= TASK =
Please output every line of the material as it stands, without the pictures.

########################################

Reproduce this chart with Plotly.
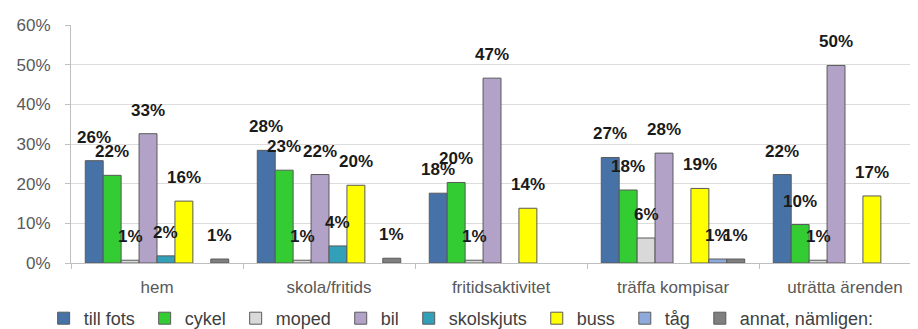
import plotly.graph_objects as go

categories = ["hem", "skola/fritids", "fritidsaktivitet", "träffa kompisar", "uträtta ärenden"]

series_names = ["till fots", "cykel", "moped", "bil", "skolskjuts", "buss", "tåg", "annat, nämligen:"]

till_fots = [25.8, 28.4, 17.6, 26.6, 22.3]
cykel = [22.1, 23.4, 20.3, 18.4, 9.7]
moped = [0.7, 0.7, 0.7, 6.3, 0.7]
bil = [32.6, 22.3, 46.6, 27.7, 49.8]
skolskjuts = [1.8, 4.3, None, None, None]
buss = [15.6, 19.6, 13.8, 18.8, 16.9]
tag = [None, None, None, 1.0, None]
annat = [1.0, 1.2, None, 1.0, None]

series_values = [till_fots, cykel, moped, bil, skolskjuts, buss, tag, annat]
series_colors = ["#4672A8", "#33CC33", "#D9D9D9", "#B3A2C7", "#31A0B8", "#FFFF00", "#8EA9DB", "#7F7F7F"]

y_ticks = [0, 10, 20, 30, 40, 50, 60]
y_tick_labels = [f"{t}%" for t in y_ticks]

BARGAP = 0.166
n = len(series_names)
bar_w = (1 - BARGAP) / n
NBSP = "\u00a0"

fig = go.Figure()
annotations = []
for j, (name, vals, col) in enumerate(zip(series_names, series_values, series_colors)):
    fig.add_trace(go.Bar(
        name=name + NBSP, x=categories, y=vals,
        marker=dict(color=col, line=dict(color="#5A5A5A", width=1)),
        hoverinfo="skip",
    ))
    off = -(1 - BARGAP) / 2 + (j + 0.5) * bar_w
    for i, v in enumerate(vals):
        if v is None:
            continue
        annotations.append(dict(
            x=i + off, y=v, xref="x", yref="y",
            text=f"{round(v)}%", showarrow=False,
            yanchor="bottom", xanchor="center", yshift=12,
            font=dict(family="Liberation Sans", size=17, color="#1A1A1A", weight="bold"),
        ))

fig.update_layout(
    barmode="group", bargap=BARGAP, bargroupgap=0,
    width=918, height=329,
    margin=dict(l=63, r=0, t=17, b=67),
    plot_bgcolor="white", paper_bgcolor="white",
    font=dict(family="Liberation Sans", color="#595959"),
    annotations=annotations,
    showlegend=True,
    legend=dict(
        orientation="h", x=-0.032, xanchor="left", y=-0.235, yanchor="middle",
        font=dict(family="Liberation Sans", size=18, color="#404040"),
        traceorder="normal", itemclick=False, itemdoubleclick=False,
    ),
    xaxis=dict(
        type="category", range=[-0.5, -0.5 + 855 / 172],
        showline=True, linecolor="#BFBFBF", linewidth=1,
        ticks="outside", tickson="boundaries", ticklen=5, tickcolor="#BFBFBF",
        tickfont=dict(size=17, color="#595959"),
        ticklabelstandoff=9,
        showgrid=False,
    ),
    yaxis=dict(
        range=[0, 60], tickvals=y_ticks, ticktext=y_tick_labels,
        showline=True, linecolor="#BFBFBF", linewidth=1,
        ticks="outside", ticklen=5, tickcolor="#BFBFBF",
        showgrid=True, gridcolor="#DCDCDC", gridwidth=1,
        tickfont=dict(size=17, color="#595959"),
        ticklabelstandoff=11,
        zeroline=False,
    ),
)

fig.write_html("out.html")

########################################

= COMPLETE ANSWER =
Reproduce this chart with Plotly.
import plotly.graph_objects as go

categories = ["hem", "skola/fritids", "fritidsaktivitet", "träffa kompisar", "uträtta ärenden"]

series_names = ["till fots", "cykel", "moped", "bil", "skolskjuts", "buss", "tåg", "annat, nämligen:"]

till_fots = [25.8, 28.4, 17.6, 26.6, 22.3]
cykel = [22.1, 23.4, 20.3, 18.4, 9.7]
moped = [0.7, 0.7, 0.7, 6.3, 0.7]
bil = [32.6, 22.3, 46.6, 27.7, 49.8]
skolskjuts = [1.8, 4.3, None, None, None]
buss = [15.6, 19.6, 13.8, 18.8, 16.9]
tag = [None, None, None, 1.0, None]
annat = [1.0, 1.2, None, 1.0, None]

series_values = [till_fots, cykel, moped, bil, skolskjuts, buss, tag, annat]
series_colors = ["#4672A8", "#33CC33", "#D9D9D9", "#B3A2C7", "#31A0B8", "#FFFF00", "#8EA9DB", "#7F7F7F"]

y_ticks = [0, 10, 20, 30, 40, 50, 60]
y_tick_labels = [f"{t}%" for t in y_ticks]

BARGAP = 0.166
n = len(series_names)
bar_w = (1 - BARGAP) / n
NBSP = "\u00a0"

fig = go.Figure()
annotations = []
for j, (name, vals, col) in enumerate(zip(series_names, series_values, series_colors)):
    fig.add_trace(go.Bar(
        name=name + NBSP, x=categories, y=vals,
        marker=dict(color=col, line=dict(color="#5A5A5A", width=1)),
        hoverinfo="skip",
    ))
    off = -(1 - BARGAP) / 2 + (j + 0.5) * bar_w
    for i, v in enumerate(vals):
        if v is None:
            continue
        annotations.append(dict(
            x=i + off, y=v, xref="x", yref="y",
            text=f"{round(v)}%", showarrow=False,
            yanchor="bottom", xanchor="center", yshift=12,
            font=dict(family="Liberation Sans", size=17, color="#1A1A1A", weight="bold"),
        ))

fig.update_layout(
    barmode="group", bargap=BARGAP, bargroupgap=0,
    width=918, height=329,
    margin=dict(l=63, r=0, t=17, b=67),
    plot_bgcolor="white", paper_bgcolor="white",
    font=dict(family="Liberation Sans", color="#595959"),
    annotations=annotations,
    showlegend=True,
    legend=dict(
        orientation="h", x=-0.032, xanchor="left", y=-0.235, yanchor="middle",
        font=dict(family="Liberation Sans", size=18, color="#404040"),
        traceorder="normal", itemclick=False, itemdoubleclick=False,
    ),
    xaxis=dict(
        type="category", range=[-0.5, -0.5 + 855 / 172],
        showline=True, linecolor="#BFBFBF", linewidth=1,
        ticks="outside", tickson="boundaries", ticklen=5, tickcolor="#BFBFBF",
        tickfont=dict(size=17, color="#595959"),
        ticklabelstandoff=9,
        showgrid=False,
    ),
    yaxis=dict(
        range=[0, 60], tickvals=y_ticks, ticktext=y_tick_labels,
        showline=True, linecolor="#BFBFBF", linewidth=1,
        ticks="outside", ticklen=5, tickcolor="#BFBFBF",
        showgrid=True, gridcolor="#DCDCDC", gridwidth=1,
        tickfont=dict(size=17, color="#595959"),
        ticklabelstandoff=11,
        zeroline=False,
    ),
)

fig.write_html("out.html")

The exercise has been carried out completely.